Blog by : Nikhil Ratnaparkhi

10 May 2023

Microservices architecture adoption requires an overhaul of the performance test approach. The traditional approach was running a batch of performance tests against ‘production inspired’ workloads in a ‘production like’ test environment. This approach introduces many complexities that go against the grain of DevOps and microservices driven development. Several pieces must come together before a batch test can be performed in an integrated environment. Multiple teams must be on stand-by while the test is conducted in a lower environment. The cycle time to review results, fix bugs and retest is too high. The infrastructure and engineering bandwidth cost of the whole exercise outweighs the benefits derived.

With containerization and auto-scaling infrastructure, it is now possible to shift performance tests left. Performance tests can be executed for individual services at a container level. We can now build early confidence with low traffic tests and then scale the deployment for production volumes. Modern deployment strategies, such as Blue-Green deployment, allow for a final assessment of how new code is handling transaction volumes during go-live.

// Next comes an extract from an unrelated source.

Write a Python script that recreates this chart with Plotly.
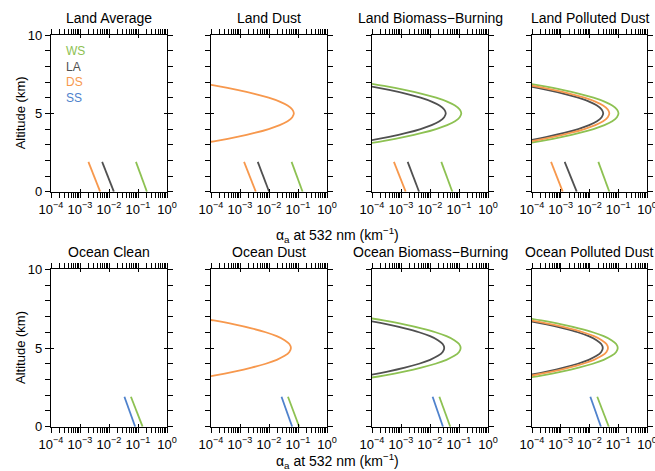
import plotly.graph_objects as go

W, H = 655, 471

# ---------------- data ----------------
TITLES = ["Land Average", "Land Dust", "Land Biomass\u2212Burning", "Land Polluted Dust",
          "Ocean Clean", "Ocean Dust", "Ocean Biomass\u2212Burning", "Ocean Polluted Dust"]

SEASONS = ["WS", "LA", "DS", "SS"]
COLORS = {"WS": "#8dc152", "LA": "#505050", "DS": "#f7984d", "SS": "#4f82cc"}

# altitude of boundary-layer segments (km)
Z_BL = [0.0, 1.9]
# altitude grid of elevated layers (km)
Z_EL = [3.0, 3.25, 3.5, 3.75, 4.0, 4.25, 4.5, 4.75, 5.0, 5.25, 5.5, 5.75, 6.0, 6.25, 6.5, 6.75, 7.0]

# boundary-layer extinction (km^-1) at Z_BL, per panel and season
BL = {
    0: {"WS": [0.203, 0.085], "LA": [0.0147, 0.0058], "DS": [0.00495, 0.00195]},
    1: {"WS": [0.144, 0.060], "LA": [0.0101, 0.0041], "DS": [0.0035, 0.00138]},
    2: {"WS": [0.059, 0.0245], "LA": [0.0042, 0.0017], "DS": [0.00145, 0.00057]},
    3: {"WS": [0.049, 0.0203], "LA": [0.0036, 0.00137], "DS": [0.00117, 0.00046]},
    4: {"WS": [0.144, 0.057], "SS": [0.080, 0.034]},
    5: {"WS": [0.110, 0.045], "SS": [0.063, 0.027]},
    6: {"WS": [0.050, 0.021], "SS": [0.028, 0.0123]},
    7: {"WS": [0.047, 0.0186], "SS": [0.025, 0.0107]},
}

# elevated-layer extinction (km^-1) at Z_EL
land_dust_DS = [2.42e-5, 1.575e-4, 8.0e-4, 3.161e-3, 9.742e-3, 2.338e-2, 4.367e-2, 6.354e-2, 7.2e-2,
                6.354e-2, 4.367e-2, 2.338e-2, 9.742e-3, 3.161e-3, 8.0e-4, 1.575e-4, 2.42e-5]
land_bb_LA = [1.18e-5, 7.65e-5, 3.89e-4, 1.537e-3, 4.736e-3, 1.136e-2, 2.123e-2, 3.089e-2, 3.5e-2,
              3.089e-2, 2.123e-2, 1.136e-2, 4.736e-3, 1.537e-3, 3.89e-4, 7.65e-5, 1.18e-5]
land_bb_WS = [4.03e-5, 2.624e-4, 1.333e-3, 5.268e-3, 1.624e-2, 3.896e-2, 7.278e-2, 1.059e-1, 1.2e-1,
              1.059e-1, 7.278e-2, 3.896e-2, 1.624e-2, 5.268e-3, 1.333e-3, 2.624e-4, 4.03e-5]
land_pd_LA = [1.01e-5, 6.56e-5, 3.33e-4, 1.317e-3, 4.06e-3, 9.74e-3, 1.82e-2, 2.648e-2, 3.0e-2,
              2.648e-2, 1.82e-2, 9.74e-3, 4.06e-3, 1.317e-3, 3.33e-4, 6.56e-5, 1.01e-5]
land_pd_DS = [1.65e-5, 1.072e-4, 5.44e-4, 2.151e-3, 6.63e-3, 1.591e-2, 2.972e-2, 4.324e-2, 4.9e-2,
              4.324e-2, 2.972e-2, 1.591e-2, 6.63e-3, 2.151e-3, 5.44e-4, 1.072e-4, 1.65e-5]
land_pd_WS = [3.43e-5, 2.23e-4, 1.133e-3, 4.478e-3, 1.38e-2, 3.312e-2, 6.186e-2, 9.002e-2, 1.02e-1,
              9.002e-2, 6.186e-2, 3.312e-2, 1.38e-2, 4.478e-3, 1.133e-3, 2.23e-4, 3.43e-5]
ocean_dust_DS = [1.91e-5, 1.247e-4, 6.33e-4, 2.502e-3, 7.712e-3, 1.851e-2, 3.457e-2, 5.03e-2, 5.7e-2,
                 5.03e-2, 3.457e-2, 1.851e-2, 7.712e-3, 2.502e-3, 6.33e-4, 1.247e-4, 1.91e-5]
ocean_bb_LA = [1.04e-5, 6.78e-5, 3.44e-4, 1.361e-3, 4.194e-3, 1.007e-2, 1.88e-2, 2.736e-2, 3.1e-2,
               2.736e-2, 1.88e-2, 1.007e-2, 4.194e-3, 1.361e-3, 3.44e-4, 6.78e-5, 1.04e-5]
ocean_bb_WS = [3.83e-5, 2.493e-4, 1.267e-3, 5.005e-3, 1.542e-2, 3.702e-2, 6.914e-2, 1.006e-1, 1.14e-1,
               1.006e-1, 6.914e-2, 3.702e-2, 1.542e-2, 5.005e-3, 1.267e-3, 2.493e-4, 3.83e-5]
ocean_pd_LA = [9.7e-6, 6.34e-5, 3.22e-4, 1.273e-3, 3.924e-3, 9.416e-3, 1.759e-2, 2.559e-2, 2.9e-2,
               2.559e-2, 1.759e-2, 9.416e-3, 3.924e-3, 1.273e-3, 3.22e-4, 6.34e-5, 9.7e-6]
ocean_pd_DS = [1.48e-5, 9.62e-5, 4.89e-4, 1.932e-3, 5.953e-3, 1.429e-2, 2.669e-2, 3.883e-2, 4.4e-2,
               3.883e-2, 2.669e-2, 1.429e-2, 5.953e-3, 1.932e-3, 4.89e-4, 9.62e-5, 1.48e-5]
ocean_pd_WS = [3.22e-5, 2.1e-4, 1.067e-3, 4.214e-3, 1.299e-2, 3.117e-2, 5.822e-2, 8.472e-2, 9.6e-2,
               8.472e-2, 5.822e-2, 3.117e-2, 1.299e-2, 4.214e-3, 1.067e-3, 2.1e-4, 3.22e-5]

EL = {
    1: {"DS": land_dust_DS},
    2: {"WS": land_bb_WS, "LA": land_bb_LA},
    3: {"WS": land_pd_WS, "DS": land_pd_DS, "LA": land_pd_LA},
    5: {"DS": ocean_dust_DS},
    6: {"WS": ocean_bb_WS, "LA": ocean_bb_LA},
    7: {"WS": ocean_pd_WS, "DS": ocean_pd_DS, "LA": ocean_pd_LA},
}

X_TICKVALS = [1e-4, 1e-3, 1e-2, 1e-1, 1e0]
X_TICKTEXT = ["10<sup>\u22124</sup>", "10<sup>\u22123</sup>", "10<sup>\u22122</sup>",
              "10<sup>\u22121</sup>", "10<sup>0</sup>"]
Y_TICKVALS = [0, 5, 10]

# ---------------- layout geometry (page pixels) ----------------
COL_X = [(51, 167), (211, 327), (372, 488), (532, 647)]
ROW_Y = [(35, 191.7), (269.3, 426.7)]

def px(x):
    return x / W

def py(y):
    return 1 - y / H

FONT = "Liberation Sans, Arial, sans-serif"
fig = go.Figure()

minor_x = [m * 10 ** e for e in range(-4, 0) for m in range(2, 10)]

for i in range(8):
    r, c = divmod(i, 4)
    n = i + 1
    xa = "x" if n == 1 else f"x{n}"
    ya = "y" if n == 1 else f"y{n}"
    xk = "xaxis" if n == 1 else f"xaxis{n}"
    yk = "yaxis" if n == 1 else f"yaxis{n}"
    # overlay axes carrying the inward half of the major ticks
    no = n + 8
    xo, yo = f"x{no}", f"y{no}"

    for s in SEASONS:
        if s in EL.get(i, {}):
            fig.add_trace(go.Scatter(x=EL[i][s], y=Z_EL, mode="lines", line_shape="spline",
                                     line=dict(color=COLORS[s], width=1.8), xaxis=xa, yaxis=ya,
                                     showlegend=False, hoverinfo="skip"))
    for s in SEASONS:
        if s in BL[i]:
            fig.add_trace(go.Scatter(x=BL[i][s], y=Z_BL, mode="lines",
                                     line=dict(color=COLORS[s], width=1.8), xaxis=xa, yaxis=ya,
                                     showlegend=False, hoverinfo="skip"))
    fig.add_trace(go.Scatter(x=[None], y=[None], xaxis=xo, yaxis=ya, showlegend=False, hoverinfo="skip"))
    fig.add_trace(go.Scatter(x=[None], y=[None], xaxis=xa, yaxis=yo, showlegend=False, hoverinfo="skip"))

    x0, x1 = COL_X[c]
    y0, y1 = ROW_Y[r]
    fig.layout[xk] = dict(
        type="log", range=[-4, 0], domain=[px(x0), px(x1)], anchor=ya, automargin=False,
        tickvals=X_TICKVALS, ticktext=X_TICKTEXT, ticks="outside", ticklen=5, tickwidth=1.2,
        ticklabeloverflow="allow",
        minor=dict(tickvals=minor_x, ticks="outside", ticklen=3, tickwidth=1, tickcolor="black"),
        showline=True, linecolor="black", linewidth=1.4, mirror="allticks",
        showgrid=False, zeroline=False, tickcolor="black",
        tickfont=dict(family=FONT, size=13, color="black"),
    )
    fig.layout[yk] = dict(
        range=[0, 10], domain=[py(y1), py(y0)], anchor=xa, automargin=False,
        tickvals=Y_TICKVALS, ticks="outside", ticklen=5, tickwidth=1.2,
        minor=dict(dtick=1, ticks="outside", ticklen=3, tickwidth=1, tickcolor="black"),
        showline=True, linecolor="black", linewidth=1.4, mirror="allticks",
        showgrid=False, zeroline=False, tickcolor="black", showticklabels=(c == 0),
        tickfont=dict(family=FONT, size=13, color="black"),
    )
    fig.layout[f"xaxis{no}"] = dict(
        type="log", range=[-4, 0], domain=[px(x0), px(x1)], anchor=ya, overlaying=xa,
        automargin=False, tickvals=X_TICKVALS, ticks="inside", ticklen=3, tickwidth=1.2,
        tickcolor="black", showticklabels=False, showline=False, mirror="allticks",
        showgrid=False, zeroline=False,
    )
    fig.layout[f"yaxis{no}"] = dict(
        range=[0, 10], domain=[py(y1), py(y0)], anchor=xa, overlaying=ya,
        automargin=False, tickvals=Y_TICKVALS, ticks="inside", ticklen=3, tickwidth=1.2,
        tickcolor="black", showticklabels=False, showline=False, mirror="allticks",
        showgrid=False, zeroline=False,
    )

    fig.add_annotation(text=TITLES[i], x=px((x0 + x1) / 2), y=py(y0 - 7), xref="paper", yref="paper",
                       xanchor="center", yanchor="bottom", showarrow=False,
                       font=dict(family=FONT, size=14, color="black"))

# y-axis titles
for r in range(2):
    y0, y1 = ROW_Y[r]
    fig.add_annotation(text="Altitude (km)", x=px(20), y=py((y0 + y1) / 2), xref="paper", yref="paper",
                       xanchor="center", yanchor="middle", textangle=-90, showarrow=False,
                       font=dict(family=FONT, size=13, color="black"))

# x-axis titles
for yy in [235, 461]:
    fig.add_annotation(text="\u03b1<sub>a</sub> at 532 nm (km<sup>\u22121</sup>)", x=px(338), y=py(yy),
                       xref="paper", yref="paper", xanchor="center", yanchor="middle", showarrow=False,
                       font=dict(family=FONT, size=14, color="black"))

# season legend text
for k, s in enumerate(SEASONS):
    fig.add_annotation(text=s, x=px(64), y=py(51 + k * 15.7), xref="paper", yref="paper",
                       xanchor="left", yanchor="middle", showarrow=False,
                       font=dict(family=FONT, size=12, color=COLORS[s]))

fig.update_layout(width=W, height=H, margin=dict(l=0, r=0, t=0, b=0, autoexpand=False),
                  paper_bgcolor="white", plot_bgcolor="white", showlegend=False,
                  font=dict(family=FONT, color="black"))

fig.write_html("out.html", config={"displayModeBar": False},
               post_script="document.body.style.margin='0';document.body.style.overflow='hidden';")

How Lowe’s is Transforming Performance Testing

Performance testing helps in keeping a check on the behaviour of an application across different situations. A system works effectively with a specific number of concurrent users, but it might dysfunction with additional thousands during peak traffic times. Performance tests, thus, help establish scalability, speed, and stability of the software applications. Different types of performance tests simulate different possible user scenarios and understand the different behaviours of the applications.

With rising competition in the digital space and the requirement of being present in the top rankings of the category, performance testing has emerged as critical for enterprises. It’s essential to ensure speed, stability, dependability, and the scalability of the application. All applications are built with certain expectations in place and are supposed to present specific results.

The biggest challenge to early performance tests is the tooling to generate custom loads quickly and the telemetry setup to gather key metrics like CPU, memory and network utilization. At Lowe’s, these challenges are addressed through a performance test tool built in-house as part of the Engineering Services within the broader PaaS platform. With this tool at hand, development engineers are not dependent on a separate team to run early performance tests. The tool is powered by K6 – a developer friendly, API driven and very light, load testing solution from Grafana.

The performance testing tool comes integrated with the PaaS Console, which helps with quick onboarding of any service hosted on the hybrid cloud platform. The ability to quickly configure performance tests, spawn a container and run load test on a target service allows engineers to frequently assess the ability of each microservice to handle traffic while meeting performance, resiliency and availability SLOs. The tool GUI makes it easier for engineers to decide test-run-parameters such as protocol, rate of ramp-up, target environment and test duration. The tool integrates reports detailing error rates, response times and resource utilization. Users can compare performance metrics between runs or with production, for live services. Besides load testing, microservice level load generation tools also help with chaos engineering experiments that require load generation to simulate peak volume production scenarios.

As we accelerate service development and deployment, adopting performance test accelerators give engineers early clarity into production readiness and scalability of their code.

Bottom Line

Microservice-based architecture is constantly evolving, and software developers are embracing the change. New-age business needs and rising competition demand a best-in-class product, which has made performance testing of microservices-based applications more important than ever. Each microservice must be thoroughly performance tested and validated to determine the stability and elasticity of the application. This will go a long way in ensuring that the microservice is able to handle a large amount of traffic, qualifying the application as a great product.